Ma cosa si dovrebbe insegnare nell’ora di etica? Molti paesi europei hanno già percorso questa strada e possono rappresentare dei modelli a cui ispirarsi. Credo che l’indicazione generale possa essere quella di promuovere il ragionamento e l’argomentazione attorno ai nostri giudizi morali e l’analisi critica dei fattori che li determinano, come gli aspetti emotivi, evolutivi, esperienziali e culturali. In questa prospettiva, non si deve avere la pretesa di insegnare cosa sia incontrovertibilmente giusto o sbagliato, ma piuttosto offrire uno strumento per sistematizzare, concettualizzare e soppesare gli aspetti moralmente rilevanti.
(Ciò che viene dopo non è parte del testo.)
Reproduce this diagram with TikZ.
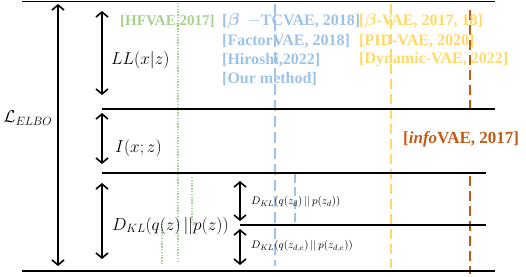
\documentclass[tikz,border=0pt]{standalone}
\usepackage{amsmath}
\usepackage{fontspec}
\setmainfont{Liberation Serif}
\usetikzlibrary{arrows.meta}
\definecolor{cgreen}{HTML}{A9D18E}
\definecolor{cblue}{HTML}{9DC3E6}
\definecolor{cyellow}{HTML}{FFD966}
\definecolor{corange}{HTML}{C55A11}
\tikzset{
  hline/.style={line width=1.8pt, black},
  dblarrow/.style={{Straight Barb[length=5pt,width=12pt,line width=1.6pt]}-{Straight Barb[length=5pt,width=12pt,line width=1.6pt]}, line width=1.6pt},
  gdot/.style={cgreen, line width=1.3pt, dash pattern=on 1.3pt off 1.5pt},
  bdash/.style={cblue, line width=1.6pt, dash pattern=on 11pt off 5pt},
  ydash/.style={cyellow, line width=1.6pt, dash pattern=on 10pt off 5pt},
  odash/.style={corange, line width=1.6pt, dash pattern=on 10pt off 5pt},
  reflbl/.style={font=\fontsize{16}{16}\selectfont\bfseries, anchor=west, inner sep=0pt},
  mathlbl/.style={font=\fontsize{16.5}{16.5}\selectfont, inner sep=0pt},
  smalllbl/.style={font=\fontsize{11}{11}\selectfont, anchor=west, inner sep=0pt},
}
\begin{document}
\begin{tikzpicture}[x=1pt,y=-1pt]
\useasboundingbox (0,0) rectangle (526,276);
% coordinates
\coordinate (t0) at (22,1.5);   \coordinate (t1) at (495,1.5);
\coordinate (a0) at (102,109);  \coordinate (a1) at (495,109);
\coordinate (b0) at (102,173);  \coordinate (b1) at (486,173);
\coordinate (c0) at (240,225);  \coordinate (c1) at (486,225);
\coordinate (d0) at (22,271);   \coordinate (d1) at (495,271);
% vertical reference lines
\coordinate (g1a) at (178,3);   \coordinate (g1b) at (178,263);
\coordinate (g2a) at (192,177); \coordinate (g2b) at (192,223);
\coordinate (g3a) at (162,221); \coordinate (g3b) at (162,265);
\coordinate (bl1a) at (275,4);  \coordinate (bl1b) at (275,266);
\coordinate (bl2a) at (295,174); \coordinate (bl2b) at (295,223);
\coordinate (y1a) at (391,4);   \coordinate (y1b) at (391,268);
\coordinate (o1a) at (470,10);  \coordinate (o1b) at (470,108);
\coordinate (o2a) at (470,176); \coordinate (o2b) at (470,274);
\draw[gdot] (g1a) -- (g1b);
\draw[gdot] (g2a) -- (g2b);
\draw[gdot] (g3a) -- (g3b);
\draw[bdash] (bl1a) -- (bl1b);
\draw[bdash, dash pattern=on 9pt off 4pt] (bl2a) -- (bl2b);
\draw[ydash] (y1a) -- (y1b);
\draw[odash] (o1a) -- (o1b);
\draw[odash] (o2a) -- (o2b);
% horizontal lines
\draw[hline] (t0) -- (t1);
\draw[hline] (a0) -- (a1);
\draw[hline] (b0) -- (b1);
\draw[hline] (c0) -- (c1);
\draw[hline] (d0) -- (d1);
% arrows
\coordinate (e0) at (58,4);    \coordinate (e1) at (58,266);
\coordinate (l0) at (102,11);  \coordinate (l1) at (102,95);
\coordinate (i0) at (102,113); \coordinate (i1) at (102,164);
\coordinate (k0) at (102,183); \coordinate (k1) at (102,259);
\coordinate (s0) at (240,181); \coordinate (s1) at (240,221);
\coordinate (r0) at (240,229); \coordinate (r1) at (240,265);
\draw[dblarrow] (e0) -- (e1);
\draw[dblarrow] (l0) -- (l1);
\draw[dblarrow] (i0) -- (i1);
\draw[dblarrow] (k0) -- (k1);
\draw[dblarrow] (s0) -- (s1);
\draw[dblarrow] (r0) -- (r1);
% math labels
\node[mathlbl, font=\fontsize{18}{18}\selectfont] (elbo) at (28,118) {$\mathcal{L}_{ELBO}$};
\node[mathlbl, anchor=west] (ll) at (111,60) {$LL(x|z)$};
\node[mathlbl, anchor=west] (ixz) at (115,148) {$I(x;z)$};
\node[mathlbl, anchor=west] (dkl) at (112,226) {$D_{KL}(q(z)\,||p(z))$};
\node[smalllbl] (dkl1) at (251,202) {$D_{KL}(q(z_{d})\,||\,p(z_{d}))$};
\node[smalllbl] (dkl2) at (251,246) {$D_{KL}(q(z_{d,e})\,||\,p(z_{d,e}))$};
% reference labels
\node[reflbl, font=\fontsize{15}{15}\selectfont\bfseries, text=cgreen] (hf) at (120,21) {[HFVAE,2017]};
\node[reflbl, text=cblue] (tc) at (222,21) {[$\boldsymbol{\beta}$\ \ $-$TCVAE, 2018]};
\node[reflbl, text=cblue] (fa) at (222,41) {[FactorVAE, 2018]};
\node[reflbl, text=cblue] (hi) at (222,60) {[Hiroshi,2022]};
\node[reflbl, text=cblue] (our) at (222,79) {[Our method]};
\node[reflbl, text=cyellow] (bv) at (359,21) {[$\boldsymbol{\beta}$-VAE, 2017, 18]};
\node[reflbl, text=cyellow] (pid) at (359,41) {[PID-VAE, 2020]};
\node[reflbl, text=cyellow] (dyn) at (359,60) {[Dynamic-VAE, 2022]};
\node[reflbl, font=\fontsize{17}{17}\selectfont\bfseries, text=corange] (info) at (403,139) {[\textit{info}VAE, 2017]};
\end{tikzpicture}
\end{document}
In tal modo in classe si potranno affrontare, partendo dai problemi concreti che le persone e le istituzioni affrontano quotidianamente, questioni morali che possono essere antiche quanto il mondo – dobbiamo dire sempre la verità? – oppure inedite, come le sfide che emergono dal continuo sviluppo tecnico-scientifico.

Questa nuova materia dovrebbe essere offerta nel breve periodo come alternativa facoltativa all’IRC, come proposto da una mozione presentata da Rossi in Consiglio Provinciale nel gennaio 2022 e che ho contribuito a redigere in qualità di consulente. Tuttavia, le ragioni che ho presentato mi impegnano a sostenere un’ulteriore conclusione che qui riporto come un personale auspicio per il futuro: l’abolizione dell’IRC e la sua sostituzione con l’insegnamento dell’etica. Questo sarebbe un modo, anche se non l’unico, per risolvere il controsenso della presenza dell’educazione religiosa nell’istruzione pubblica di uno Stato laico.